- Aura Location within the state of Michigan
- Coordinates: 46°51′46″N 88°19′11″W﻿ / ﻿46.86278°N 88.31972°W
- Country: United States
- State: Michigan
- County: Baraga
- Township: Arvon
- Settled: 1914
- Elevation: 827 ft (252 m)
- Time zone: UTC-5 (Eastern (EST))
- • Summer (DST): UTC-4 (EDT)
- ZIP code: 49946
- Area code: 906
- GNIS feature ID: 620346

= Aura, Michigan =

Aura is a small unincorporated community in Arvon Township of Baraga County in the U.S. state of Michigan. The area is approximately 12 mi northeast of L'Anse and four miles (6 km) east of Pequaming.

== History ==
In the 1870s, the land on the Abbaye Peninsula was still mostly the property of the Chippewa Native Americans. In 1877, the Hebard and Thurberg Lumber Company leased the peninsula from the chief, David King. They built a large steam-powered sawmill the following year and established sixteen lumber camps. The principal Chippewa village, known as Pe-qua-qua-wa-ming, is now Pequaming. The mill produced up to 25 million board feet of lumber annually and employed as many as 650 men.

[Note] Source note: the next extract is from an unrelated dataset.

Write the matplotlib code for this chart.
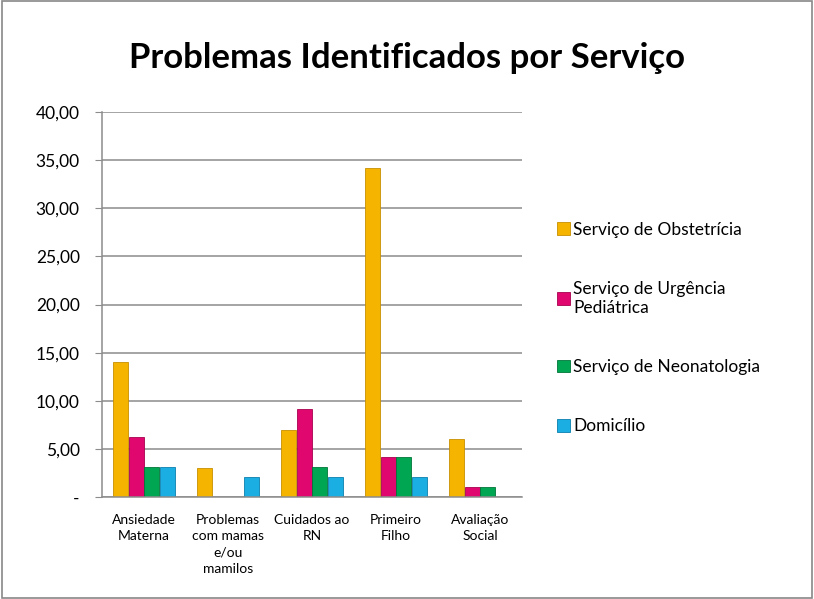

After the death of King, his heirs sold the entire peninsula to Charles Hebard and his company. The land and the sawmill were later owned by Henry Ford.

Towards the end of the Copper Country Strike of 1913-1914 that affected mining interests throughout the Copper Country region of Michigan, Hebard began selling off harvested lands in the middle of the Abbaye peninsula on reasonable terms, of $300 for 40 acre with only a small cash downpayment to stake a claim. Many jobless Finnish miners moved there to begin farming the land. The first settlers in June 1914 were Tobias Hiltunen and his family, who purchased Camp Number 3 and which had buildings in habitable condition. Other Finnish families arrived later that summer. They named the place Aura (Finnish: "Plow"), because someone had found an old plow on the land, apparently left by loggers.

A post office was opened December 19, 1921, and the first postmaster was Hilda Mytty. It was discontinued on February 1, 1974, and was a CPO until February 20, 1982.
== Geography ==
Situated on the Abbaye Peninsula between Keweenaw Bay and Huron Bay, this small farming settlement consisted of approximately fifteen square miles in both Arvon and L'Anse townships. Historically, the rich clay loam has been most suitable for potatoes, hay, wheat, oats, and other grains, although active farming has declined over the years.